The official Israeli government spin was especially halfhearted: It began and ended with the insistence that Israel must defend its borders. If Gazans attempted to breach the border, with and even without the stated intent to do harm to citizens and/or property, Israel had no choice but to stop them. From there, the arguments turned to pointing out how all, or most, Palestinians killed had been members of Hamas (not true), before switching to non-sequitur claims about how few protests there’d been in the West Bank (Palestine), and assertions that this putatively muted response was because a significant faction of Palestinians in the West Bank (Palestine), and in Israel, supported the embassy move: Those who had families in the United States now had easier access to applying for a visa (not true).

A less parochial spin technique followed from this fragmentation of Palestinians into good Palestinians (West Bank/Palestine) and bad Palestinians (Gaza). It involved the partitioning of Palestinians, as a whole, from every other Arab nation and cause. Israeli government officials, and journalists, kept mentioning how friendly Israel had become with its neighbors since the advent of the Islamic State and its spread to Syria and the Sinai. Israel was buddies with the House of Saud! Israel had never been cozier with Jordan and Egypt! Everyone gets together and shares intelligence! We even have mutual flyover rights—sometimes!

The implication in all this was that even Israel’s former adversaries were in agreement: Palestinians were the exception. They were the holdouts, recalcitrant and irremediable. If they wanted to be left rotting atop history’s dung heap, so be it.

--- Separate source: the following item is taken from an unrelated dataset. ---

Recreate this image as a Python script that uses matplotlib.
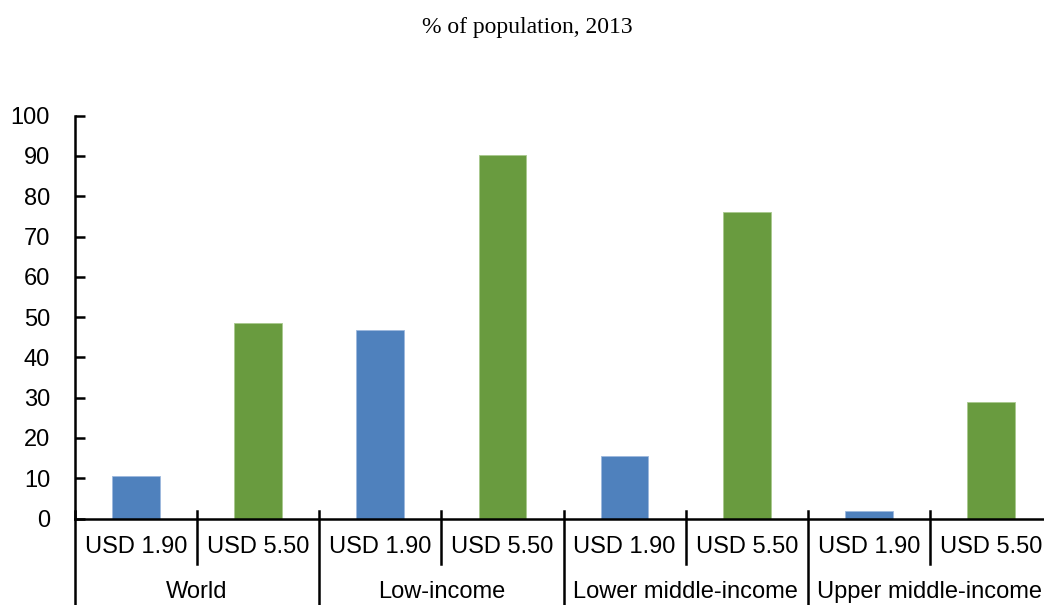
import matplotlib
matplotlib.use("Agg")
import matplotlib.pyplot as plt
import matplotlib.transforms as mtransforms

# --- Data ---
groups = ["World", "Low-income", "Lower middle-income", "Upper middle-income"]
thresholds = ["USD 1.90", "USD 5.50"]
usd190 = [10.6, 46.9, 15.6, 1.9]
usd550 = [48.5, 90.2, 76.1, 28.9]

BLUE = "#4F81BD"
GREEN = "#699B3F"

plt.rcParams['font.family'] = ['Liberation Sans', 'DejaVu Sans']

fig = plt.figure(figsize=(10.44, 6.05), dpi=100)
# axes right edge runs slightly past the figure, like the reference crop
ax = fig.add_axes([75 / 1044, 86.5 / 605, 977 / 1044, 402.8 / 605])

# --- Bars ---
for i, g in enumerate(groups):
    ax.bar(2 * i, usd190[i], width=0.39, color=BLUE, edgecolor="#9DB9DD", linewidth=0.6)
    ax.bar(2 * i + 1, usd550[i], width=0.39, color=GREEN, edgecolor="#A9C98E", linewidth=0.6)

n = 2 * len(groups)
ax.set_xlim(-0.5, n - 0.5)
ax.set_ylim(0, 100)
ax.set_yticks(range(0, 101, 10))
ax.tick_params(axis="y", direction="in", length=7, width=1.8, labelsize=17, pad=18)
ax.set_xticks([])

for s in ["top", "right"]:
    ax.spines[s].set_visible(False)
ax.spines["left"].set_linewidth(1.8)
ax.spines["bottom"].set_linewidth(1.8)

# --- Two-level category axis ---
trans = mtransforms.blended_transform_factory(ax.transData, ax.transAxes)
for k in range(n + 1):
    x = k - 0.5
    if k % 2 == 0:
        ax.plot([x, x], [0.019, -0.25], transform=trans, color="black", lw=1.8, clip_on=False)
    else:
        ax.plot([x, x], [0.019, -0.113], transform=trans, color="black", lw=1.8, clip_on=False)

for k in range(n):
    ax.text(k, -0.070, thresholds[k % 2], transform=trans, ha="center", va="center",
            fontsize=17, clip_on=False)
for i, g in enumerate(groups):
    ax.text(2 * i + 0.5, -0.182, g, transform=trans, ha="center", va="center",
            fontsize=17, clip_on=False)

fig.text(527 / 1044, 1 - 28 / 605, "% of population, 2013", ha="center", va="center",
         fontsize=17, family=["Liberation Serif", "DejaVu Serif"])

fig.savefig("out.png", dpi=100)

Underlying this propaganda was the sense that Israel was exasperated: It was inevitable that Gazans would charge the fence, and inevitable that Israel would shoot them. It was inevitable that videos and photos of the carnage would go online, and inevitable that the world would be outraged. But only Gazans are trapped in this life of no-choice, alternately neglected and manipulated by fellow Arabs, and prey to the death-drives provoked by total deprivation. Israel, however, had a season’s warning to prepare for all this, and to develop a plan to avoid or mitigate its traumas. Instead, it decided not to. Worse, it decided that it did not have to. Trump and his evangelicals would raise no cry, and it was their America, not Jewish America, that counted. This spring brought with it new definitions of “dispensation”: “exemption,” “immunity,” “impunity”—inaugurating a sort of shameless Sabbatical or Jubilee Year, as free of hope as it is of moral action.